Connolley is not only a big shot on Wikipedia, he's a big shot at Wikipedia -- an a dministrator with unusual editorial clout. Using that clout, this 40-something scientist of minor relevance gets to tear down scientists of great accomplishment. Because Wikipedia has become the single biggest reference source in the world, and global warming is one of the most sought-after subjects, the ability to control information on Wikipedia by taking down authoritative scientists is no trifling matter.

One such scientist is Fred Singer, the First Director of the U.S. National Weather Satellite Service, the recipient of a White House commendation for his early design of space satellites; the recipient of a NASA commendation for research on particle clouds -- in short, a scientist with dazzling achievements who is everything Connolley is not. Under Connolley's

supervision, Singer is relentlessly smeared, and has been for years, as a kook who believes in Martians and a hack in the pay of the oil industry. When a smear is inadequate, or when a fair-minded Wikipedian tries to correct a smear, Connolley and his cohorts are there to widen the smear or remove the correction, often rebuking the Wikipedian in the process.
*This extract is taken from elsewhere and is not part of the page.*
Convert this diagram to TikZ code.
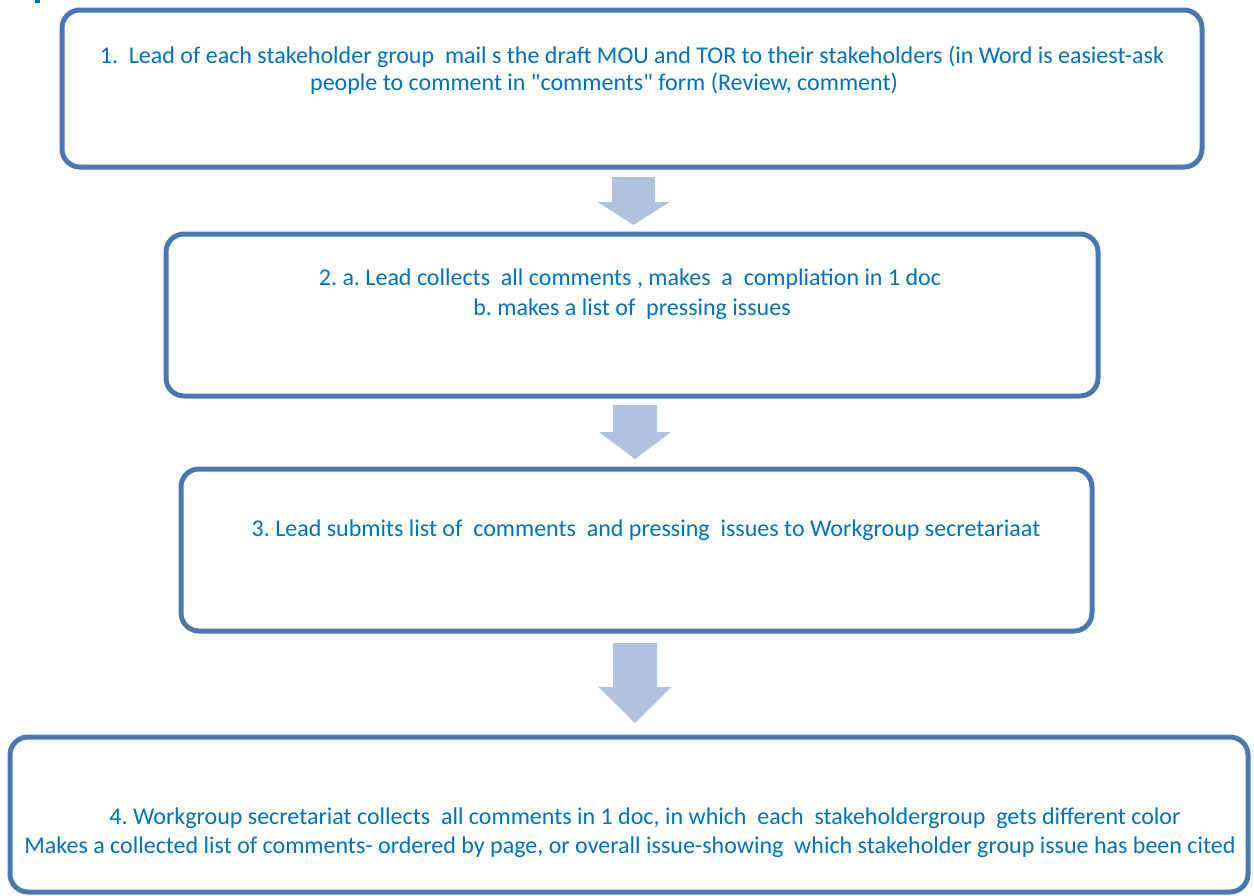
\documentclass[tikz,border=0pt]{standalone}
\usepackage{fontspec}
\setmainfont{Carlito}[Ligatures=TeXOff]
\frenchspacing
\definecolor{boxline}{HTML}{4A77B0}
\definecolor{arrowfill}{HTML}{B1C2DF}
\definecolor{txt}{HTML}{0070C0}
\newcommand\bArrow[6]{% cx, shaft half width, head half width, top, head top, tip
  \fill[arrowfill] (#1-#2,#4) -- (#1+#2,#4) -- (#1+#2,#5) -- (#1+#3,#5) -- (#1,#6) -- (#1-#3,#5) -- (#1-#2,#5) -- cycle;}
\begin{document}
\begin{tikzpicture}[x=1pt,y=-1pt,
  stepbox/.style={draw=boxline, line width=5pt, rounded corners=18pt, rectangle, inner sep=0pt, outer sep=0pt},
  steptext/.style={text=txt, font=\fontsize{24}{28}\selectfont, inner sep=0pt, anchor=center}]
\useasboundingbox (0,0) rectangle (1254,895);
\fill[txt] (35,0) rectangle (40,3);
% boxes
\node[stepbox, minimum width=1140pt, minimum height=157pt] (b1) at (632,88.5) {};
\node[stepbox, minimum width=932pt, minimum height=162pt] (b2) at (632,315) {};
\node[stepbox, minimum width=911pt, minimum height=162pt] (b3) at (636.5,550) {};
\node[stepbox, minimum width=1238pt, minimum height=155pt] (b4) at (629,814.5) {};
% arrows
\bArrow{633.5}{21.5}{36}{177}{202}{225}
\bArrow{635}{22}{36}{405}{432}{459}
\bArrow{635}{22}{36.5}{643}{687}{723}
% texts
\node[steptext] (t1a) at (632,57) {1.\ \ Lead of each stakeholder group\ \ mail s the draft MOU and TOR to their stakeholders (in Word is easiest-ask};
\node[steptext] (t1b) at (604,84) {people to comment in "comments" form (Review, comment)};
\node[steptext] (t2a) at (630,279) {2. a. Lead collects\ \ all comments , makes\ \ a\ \ compliation in 1 doc};
\node[steptext] (t2b) at (632,309) {b. makes a list of\ \ pressing issues};
\node[steptext] (t3) at (646,530) {3. Lead submits list of\ \ comments\ \ and pressing\ \ issues to Workgroup secretariaat};
\node[steptext] (t4a) at (645,818) {4. Workgroup secretariat collects\ \ all comments in 1 doc, in which\ \ each\ \ stakeholdergroup\ \ gets different color};
\node[steptext] (t4b) at (630,847) {Makes a collected list of comments- ordered by page, or overall issue-showing\ \ which stakeholder group issue has been cited};
\end{tikzpicture}
\end{document}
Wikipedia is full of rules that editors are supposed to follow, as well as a code of civility. Those rules and codes don't apply to Connolley, or to those he favours.
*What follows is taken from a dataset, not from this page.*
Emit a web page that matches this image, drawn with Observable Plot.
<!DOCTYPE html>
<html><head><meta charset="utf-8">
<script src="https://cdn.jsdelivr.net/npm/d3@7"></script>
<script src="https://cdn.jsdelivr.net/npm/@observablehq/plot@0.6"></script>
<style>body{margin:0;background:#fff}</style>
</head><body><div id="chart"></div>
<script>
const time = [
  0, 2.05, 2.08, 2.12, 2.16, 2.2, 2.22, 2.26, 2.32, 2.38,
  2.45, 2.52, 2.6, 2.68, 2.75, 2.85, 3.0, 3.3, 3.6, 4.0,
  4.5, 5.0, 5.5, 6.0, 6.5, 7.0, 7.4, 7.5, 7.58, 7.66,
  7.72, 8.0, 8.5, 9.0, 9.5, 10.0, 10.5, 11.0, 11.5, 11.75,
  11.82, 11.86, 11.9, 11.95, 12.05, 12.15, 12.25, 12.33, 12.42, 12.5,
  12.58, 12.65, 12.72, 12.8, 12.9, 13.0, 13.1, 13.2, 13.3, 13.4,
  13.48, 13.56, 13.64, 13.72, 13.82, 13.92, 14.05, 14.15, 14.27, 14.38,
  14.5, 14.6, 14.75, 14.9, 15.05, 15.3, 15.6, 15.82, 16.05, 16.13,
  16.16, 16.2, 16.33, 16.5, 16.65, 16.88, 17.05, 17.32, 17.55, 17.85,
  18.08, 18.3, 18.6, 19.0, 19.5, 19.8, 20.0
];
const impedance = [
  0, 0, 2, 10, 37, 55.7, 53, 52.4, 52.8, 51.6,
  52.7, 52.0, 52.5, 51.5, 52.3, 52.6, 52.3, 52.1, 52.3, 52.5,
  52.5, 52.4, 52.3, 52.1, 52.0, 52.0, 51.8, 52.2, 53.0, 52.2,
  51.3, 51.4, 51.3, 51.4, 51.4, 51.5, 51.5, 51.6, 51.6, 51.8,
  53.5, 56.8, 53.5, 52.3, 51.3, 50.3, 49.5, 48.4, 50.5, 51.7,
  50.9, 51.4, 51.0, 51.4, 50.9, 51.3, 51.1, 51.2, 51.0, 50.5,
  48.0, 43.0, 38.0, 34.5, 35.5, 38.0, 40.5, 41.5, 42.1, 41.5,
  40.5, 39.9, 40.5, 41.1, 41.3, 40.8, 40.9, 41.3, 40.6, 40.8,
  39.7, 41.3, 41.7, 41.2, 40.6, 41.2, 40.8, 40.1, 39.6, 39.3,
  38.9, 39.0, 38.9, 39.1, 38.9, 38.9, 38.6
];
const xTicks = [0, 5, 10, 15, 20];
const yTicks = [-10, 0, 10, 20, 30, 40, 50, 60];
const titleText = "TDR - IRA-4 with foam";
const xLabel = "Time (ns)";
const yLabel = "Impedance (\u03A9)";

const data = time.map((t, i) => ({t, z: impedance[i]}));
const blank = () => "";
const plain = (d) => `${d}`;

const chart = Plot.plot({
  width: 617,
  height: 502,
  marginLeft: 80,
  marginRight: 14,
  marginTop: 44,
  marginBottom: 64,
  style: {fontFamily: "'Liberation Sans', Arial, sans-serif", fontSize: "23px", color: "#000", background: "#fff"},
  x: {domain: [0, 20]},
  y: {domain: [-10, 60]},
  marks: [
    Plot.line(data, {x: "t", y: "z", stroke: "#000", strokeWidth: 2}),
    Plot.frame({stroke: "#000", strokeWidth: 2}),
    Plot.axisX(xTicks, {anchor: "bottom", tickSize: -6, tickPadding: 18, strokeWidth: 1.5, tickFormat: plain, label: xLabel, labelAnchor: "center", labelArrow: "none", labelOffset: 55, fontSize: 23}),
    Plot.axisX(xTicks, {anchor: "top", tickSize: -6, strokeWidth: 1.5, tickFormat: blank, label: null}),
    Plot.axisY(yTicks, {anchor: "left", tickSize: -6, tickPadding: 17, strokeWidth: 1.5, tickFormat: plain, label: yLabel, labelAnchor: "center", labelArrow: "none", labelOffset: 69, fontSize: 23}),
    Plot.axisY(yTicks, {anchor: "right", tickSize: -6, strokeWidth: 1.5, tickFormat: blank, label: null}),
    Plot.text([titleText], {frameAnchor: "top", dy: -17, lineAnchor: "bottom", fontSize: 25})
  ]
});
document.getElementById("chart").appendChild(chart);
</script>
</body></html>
"Peiser's crap shouldn't be in here," Connolley wrote several weeks ago, in berating a Wikipedian colleague during an "edit war," as they're called. In such a war, rival sides change the content of a Wikipedia page from one competing version to another, often with bewildering speed. (Two people, landing on the same page seconds apart, might obtain entirely different information.) In the Peiser case, a Wikipedian stopped a prolonged war by freezing a continually changing page, to prevent more alterations until the dispute was settled. As occurs on such occasions, readers are alerted that Wikipedians are warring over the page, and that Wikipedia was not endorsing the version of the page that had been frozen. To Connolley's chagrin, however, the version that was frozen cast doubt on claims of a consensus on climate change. Although this was done within Wikipedia rules, Connolley intervened to revert the page and ensure Wikipedia readers saw only what he wanted them to see.